I am trying to use a python script to generate an HTML document with text from a data table using the XML.etree.ElementTree module. I would like to format some of the cells to include html tags, typically either <br /> or <sup></sup> tags. When I generate a string and write it to a file, I believe the XML parser is converting these tags to individual characters. The output the shows the tags as text rather than processing them as tags. Here is a trivial example:
import xml.etree.ElementTree as ET
root = ET.Element('html')
#extraneous code removed
td = ET.SubElement(tr, 'td')
td.text = 'This is the first line <br /> and the second'
tree = ET.tostring(root)
out = open('test.html', 'w+')
out.write(tree)
out.close()
When you open the resulting 'test.html' file, it displays the text string exactly as typed: 'This is the first line <br /> and the second'.

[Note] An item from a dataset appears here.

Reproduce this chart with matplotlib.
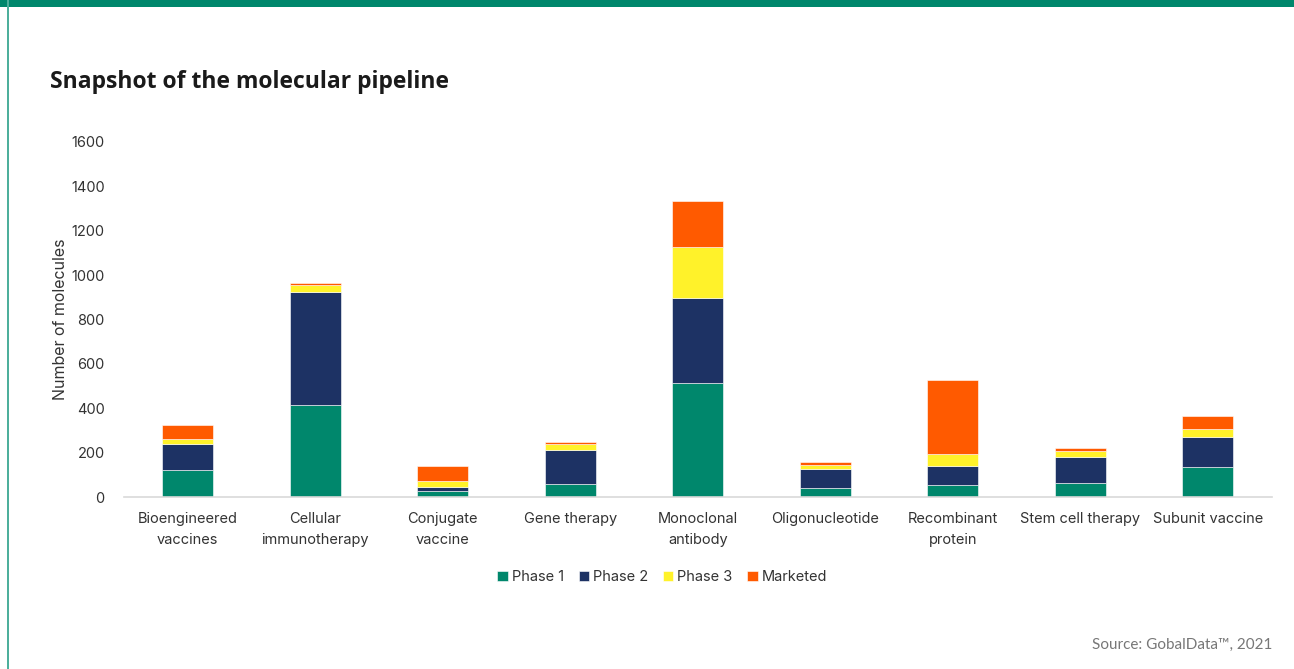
import matplotlib.pyplot as plt
import numpy as np

categories = ['Bioengineered\nvaccines', 'Cellular\nimmunotherapy', 'Conjugate\nvaccine',
              'Gene therapy', 'Monoclonal\nantibody', 'Oligonucleotide',
              'Recombinant\nprotein', 'Stem cell therapy', 'Subunit vaccine']
phase1 = [122, 416, 26, 57, 515, 42, 55, 62, 135]
phase2 = [117, 506, 19, 156, 380, 83, 84, 117, 137]
phase3 = [21, 35, 26, 28, 233, 19, 57, 30, 35]
marketed = [63, 9, 68, 8, 206, 15, 333, 14, 57]

series = [('Phase 1', phase1, '#00876C'),
          ('Phase 2', phase2, '#1D3264'),
          ('Phase 3', phase3, '#FFF22A'),
          ('Marketed', marketed, '#FF5A00')]

plt.rcParams['font.family'] = ['Inter', 'DejaVu Sans']

fig = plt.figure(figsize=(12.94, 6.69), dpi=100)
ax = fig.add_axes([0.0958, 0.257, 0.887, 0.531])

x = np.arange(len(categories))
bottom = np.zeros(len(categories))
for name, vals, col in series:
    ax.bar(x, vals, 0.4, bottom=bottom, color=col, label=name,
           edgecolor='white', linewidth=0.4)
    bottom += np.array(vals)

ax.set_xlim(-0.5, len(categories) - 0.5)
ax.set_ylim(0, 1600)
ax.set_yticks(range(0, 1601, 200))
ax.set_xticks(x)
ax.set_xticklabels(categories, fontsize=10.5, color='#333333', linespacing=1.6)
ax.tick_params(axis='y', labelsize=10.5, labelcolor='#333333', length=0, pad=14)
ax.tick_params(axis='x', length=0, pad=11)
for s in ['top', 'right', 'left']:
    ax.spines[s].set_visible(False)
ax.spines['bottom'].set_color('#D9D9D9')
ax.spines['bottom'].set_linewidth(1.2)
ax.set_ylabel('Number of molecules', fontsize=11.5, color='#333333', labelpad=2)

ax.legend(loc='center', bbox_to_anchor=(0.469, -0.225), ncol=4, frameon=False,
          fontsize=10.5, handlelength=0.7, handleheight=0.7, handletextpad=0.3,
          columnspacing=1.0, labelcolor='#333333')

fig.text(50 / 1294, 1 - 82 / 669, 'Snapshot of the molecular pipeline',
         fontsize=16.5, fontweight='bold', color='#1a1a1a', va='center',
         family=['Open Sans', 'DejaVu Sans'])
fig.text(1272 / 1294, 1 - 645 / 669, 'Source: GobalData\u2122, 2021',
         fontsize=11, color='#777777', ha='right', va='center', family=['Lato', 'DejaVu Sans'])

# frame decoration: green top band and left rule
fig.add_artist(plt.Rectangle((0, 1 - 7 / 669), 1, 7 / 669, transform=fig.transFigure,
                             color='#00876C', lw=0))
fig.add_artist(plt.Rectangle((7 / 1294, 0), 1.5 / 1294, 1, transform=fig.transFigure,
                             color='#4DAF9C', lw=0))

fig.savefig('out.png', dpi=100)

The HTML document itself shows the problem in the source. It appears that the parser substitutes the "less than" and "greater than" symbols in the tag to the HTML representations of those symbols:
<!--Extraneous code removed-->
<td>This is the first line %lt;br /> and the second</td>
Clearly, my intent is to have the document process the tag itself, not display it as text. I'm not sure if there are different parser options I can pass to get this to work, or if there is a different method I should be using. I am open to using other modules (e.g. lxml) if that will solve the problem. I am mainly using the built-in XML module for convenience.
The only thing I've figured out that works is to modify the final string with re substitutions before I write the file:
tree = ET.tostring(root)
tree = re.sub(r'<','<',tree)
tree = re.sub(r'>','>',tree)
This works, but seems like it should be avoidable by using a different setting in xml. Any suggestions?